People-centric activity recognition is one of the most critical technologies in a wide range of real-world applications, such as intelligent transportation system, healthcare service and brain-computer interface. However, the large scale data collection and annotation make the application of machine learning algorithms prohibitively expensive when adapt to new tasks. One way to circumvent this limitation is to train the model in semi-supervised learning manner, which utilizes a percentage of unlabeled data to reduce the labeling burden in prediction tasks. Despite the appeal, such models often assume that labeled and unlabeled data come from the same or similar distributions, which leads to the domain shift problem due to the presence of distribution gaps.
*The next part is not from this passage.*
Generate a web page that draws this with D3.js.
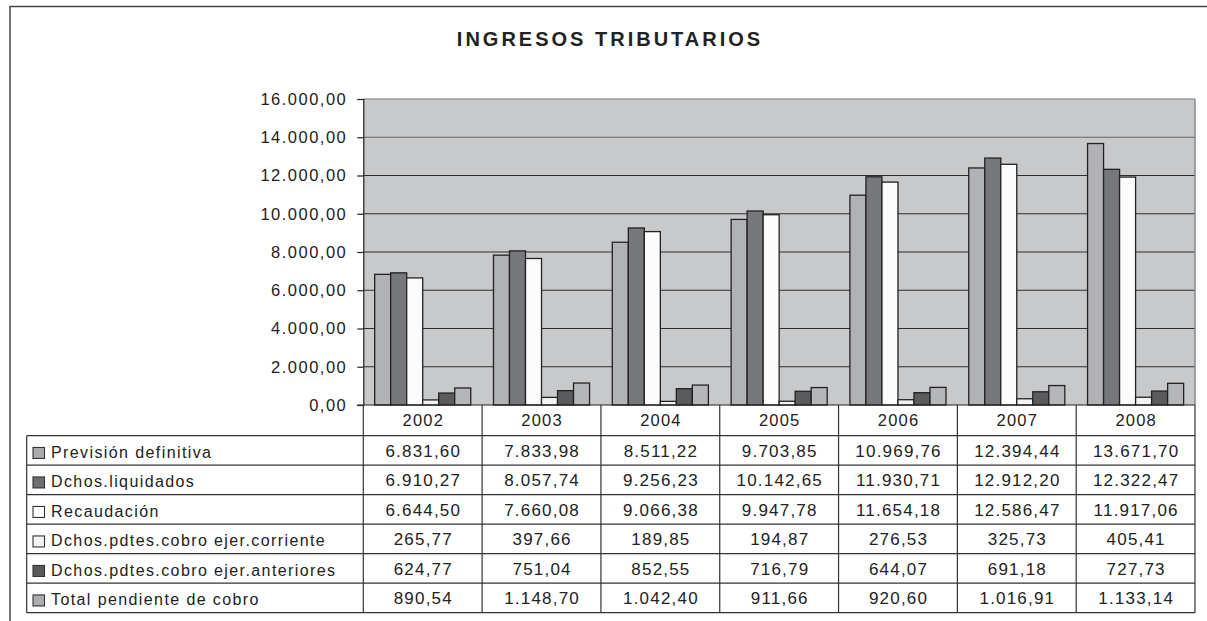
<!DOCTYPE html>
<html>
<head>
<meta charset="utf-8">
<script src="https://cdn.jsdelivr.net/npm/d3@7"></script>
<style>
  html, body { margin: 0; padding: 0; background: #fff; overflow: hidden; }
  svg { display: block; font-family: "Liberation Sans", Arial, sans-serif; }
</style>
</head>
<body>
<svg id="chart" width="1207" height="621"></svg>
<script>
// ---- Data ----
const title = "INGRESOS TRIBUTARIOS";
const years = ["2002", "2003", "2004", "2005", "2006", "2007", "2008"];
const seriesNames = [
  "Previsión definitiva",
  "Dchos.liquidados",
  "Recaudación",
  "Dchos.pdtes.cobro ejer.corriente",
  "Dchos.pdtes.cobro ejer.anteriores",
  "Total pendiente de cobro"
];
const prevision   = [6831.60, 7833.98, 8511.22, 9703.85, 10969.76, 12394.44, 13671.70];
const liquidados  = [6910.27, 8057.74, 9256.23, 10142.65, 11930.71, 12912.20, 12322.47];
const recaudacion = [6644.50, 7660.08, 9066.38, 9947.78, 11654.18, 12586.47, 11917.06];
const corriente   = [265.77, 397.66, 189.85, 194.87, 276.53, 325.73, 405.41];
const anteriores  = [624.77, 751.04, 852.55, 716.79, 644.07, 691.18, 727.73];
const totalPend   = [890.54, 1148.70, 1042.40, 911.66, 920.60, 1016.91, 1133.14];
const yTicks = [0, 2000, 4000, 6000, 8000, 10000, 12000, 14000, 16000];

const seriesValues = [prevision, liquidados, recaudacion, corriente, anteriores, totalPend];
const barColors = ["#b1b2b5", "#77787b", "#fcfcfc", "#f3f3f3", "#5a5b5d", "#b5b6b9"];
const keyColors = ["#a9aaad", "#6d6e71", "#ffffff", "#f2f2f2", "#58595b", "#acadb0"];

// ---- Layout ----
const plotL = 363.3, plotR = 1195, plotT = 99, plotB = 405;
const tableL = 26.7, yearRowB = 435.7, tableB = 612.7;

const locale = d3.formatLocale({decimal: ",", thousands: ".", grouping: [3], currency: ["", "€"]});
const fmt = locale.format(",.2f");

const svg = d3.select("#chart");

// Outer frame: only top and left edges are visible in the picture
svg.append("line")
  .attr("x1", 9.5).attr("x2", 1207).attr("y1", 6.5).attr("y2", 6.5)
  .attr("stroke", "#444").attr("stroke-width", 1.5);
svg.append("line")
  .attr("x1", 10).attr("x2", 10).attr("y1", 6).attr("y2", 621)
  .attr("stroke", "#444").attr("stroke-width", 1.5);

// Title
svg.append("text")
  .attr("x", 610).attr("y", 45.5)
  .attr("text-anchor", "middle")
  .attr("font-size", 20).attr("font-weight", "bold")
  .attr("letter-spacing", 3)
  .attr("fill", "#222")
  .text(title);

// Scales
const y = d3.scaleLinear().domain([0, 16000]).range([plotB, plotT]);
const x0 = d3.scaleBand().domain(years).range([plotL, plotR]).padding(0);
const x1 = d3.scaleBand().domain(seriesNames).range([0, x0.bandwidth()])
  .paddingInner(0).paddingOuter(0.71);

// Plot background
svg.append("rect")
  .attr("x", plotL).attr("y", plotT)
  .attr("width", plotR - plotL).attr("height", plotB - plotT)
  .attr("fill", "#c8c9cb");

// Gridlines
svg.append("g").selectAll("line")
  .data(yTicks.filter(d => d > 0))
  .join("line")
  .attr("x1", plotL).attr("x2", plotR)
  .attr("y1", d => y(d)).attr("y2", d => y(d))
  .attr("stroke", d => d === 16000 ? "#9a9a9a" : (d === 14000 ? "#666" : "#2e2e2e"))
  .attr("stroke-width", d => d === 16000 ? 1.5 : 1);

// Right border of plot
svg.append("line")
  .attr("x1", plotR).attr("x2", plotR).attr("y1", plotT).attr("y2", plotB)
  .attr("stroke", "#8a8a8a").attr("stroke-width", 1.5);

// Bars
const groups = svg.append("g").selectAll("g")
  .data(years)
  .join("g")
  .attr("transform", d => `translate(${x0(d)},0)`);

groups.selectAll("rect")
  .data((yr, i) => seriesNames.map((s, j) => ({s, j, v: seriesValues[j][i]})))
  .join("rect")
  .attr("x", d => x1(d.s))
  .attr("y", d => y(d.v))
  .attr("width", x1.bandwidth())
  .attr("height", d => plotB - y(d.v))
  .attr("fill", d => barColors[d.j])
  .attr("stroke", "#222")
  .attr("stroke-width", 1.3);

// Y axis
const yAxis = d3.axisLeft(y).tickValues(yTicks).tickSize(6).tickPadding(10)
  .tickFormat(d => fmt(d));
const yg = svg.append("g").attr("transform", `translate(${plotL},0)`).call(yAxis);
yg.select(".domain").attr("stroke", "#222").attr("stroke-width", 1.2);
yg.selectAll(".tick line").attr("stroke", "#222").attr("stroke-width", 1.2);
yg.selectAll(".tick text")
  .attr("font-family", "'Liberation Sans', Arial, sans-serif")
  .attr("font-size", 16.5).attr("letter-spacing", 1.5)
  .attr("fill", "#222");

// X baseline
svg.append("line")
  .attr("x1", plotL - 6).attr("x2", plotR).attr("y1", plotB).attr("y2", plotB)
  .attr("stroke", "#222").attr("stroke-width", 1.2);

// ---- Data table ----
const rowY = d3.scaleBand().domain(seriesNames).range([yearRowB, tableB]).padding(0);
const tg = svg.append("g");

// Horizontal lines
const hLines = [yearRowB].concat(seriesNames.map(s => rowY(s) + rowY.bandwidth()));
tg.selectAll("line.h")
  .data(hLines)
  .join("line")
  .attr("class", "h")
  .attr("x1", tableL).attr("x2", plotR)
  .attr("y1", d => d).attr("y2", d => d)
  .attr("stroke", "#333").attr("stroke-width", 1.2);

// Vertical lines (column boundaries)
const vLines = years.map(yr => x0(yr)).concat([plotR]);
tg.selectAll("line.v")
  .data(vLines)
  .join("line")
  .attr("class", "v")
  .attr("x1", d => d).attr("x2", d => d)
  .attr("y1", plotB).attr("y2", tableB)
  .attr("stroke", "#333").attr("stroke-width", 1.2);

// Left border of table
tg.append("line")
  .attr("x1", tableL).attr("x2", tableL).attr("y1", yearRowB).attr("y2", tableB)
  .attr("stroke", "#333").attr("stroke-width", 1.2);

// Year labels
tg.selectAll("text.year")
  .data(years)
  .join("text")
  .attr("class", "year")
  .attr("x", d => x0(d) + x0.bandwidth() / 2 + 0.6)
  .attr("y", 425.5)
  .attr("text-anchor", "middle")
  .attr("font-size", 16.5).attr("letter-spacing", 1.2)
  .attr("fill", "#222")
  .text(d => d);

// Legend keys + series names
const rows = tg.selectAll("g.row")
  .data(seriesNames)
  .join("g")
  .attr("class", "row")
  .attr("transform", d => `translate(0,${rowY(d)})`);

rows.append("rect")
  .attr("x", 33).attr("y", rowY.bandwidth() / 2 - 3)
  .attr("width", 11.5).attr("height", 11)
  .attr("fill", (d, i) => keyColors[i])
  .attr("stroke", "#333").attr("stroke-width", 1.1);

rows.append("text")
  .attr("x", 51).attr("y", rowY.bandwidth() / 2 + 7.5)
  .attr("font-size", 16).attr("letter-spacing", 1.4)
  .attr("fill", "#222")
  .text(d => d);

// Values
rows.each(function(s, j) {
  d3.select(this).selectAll("text.val")
    .data(seriesValues[j])
    .join("text")
    .attr("class", "val")
    .attr("x", (v, i) => x0(years[i]) + x0.bandwidth() / 2 + 0.6)
    .attr("y", rowY.bandwidth() / 2 + 6.5)
    .attr("text-anchor", "middle")
    .attr("font-size", 17).attr("letter-spacing", 1.2)
    .attr("fill", "#222")
    .text(v => fmt(v));
});
</script>
</body>
</html>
To address these limitations, we propose a novel method for people-centric activity recognition named Domain Generalization with Semi-Supervised Leaning (DGSSL) that effectively enhances the representation learning and domain alignment capabilities of the model. Specifically, we first design a new autoregressive discriminator for adversarial training between unlabeled source domain and labeled target domain, extracting domain-specific features to reduce the distribution gaps. Secondly, we introduce two reconstruction tasks to capture the task-specific features to avoid losing information related to representation learning while maintaining task-specific consistency. Finally, benefiting from the collaborative optimization of these two types of tasks, the model can accurately predict both the category label of target domain and domain label of source domain for classification task. Extensive experiments are conducted on three real-world sensing datasets, and the experimental results show that our proposed DGSSL surpasses the three types of state-of-the-art methods with better performance and generalization.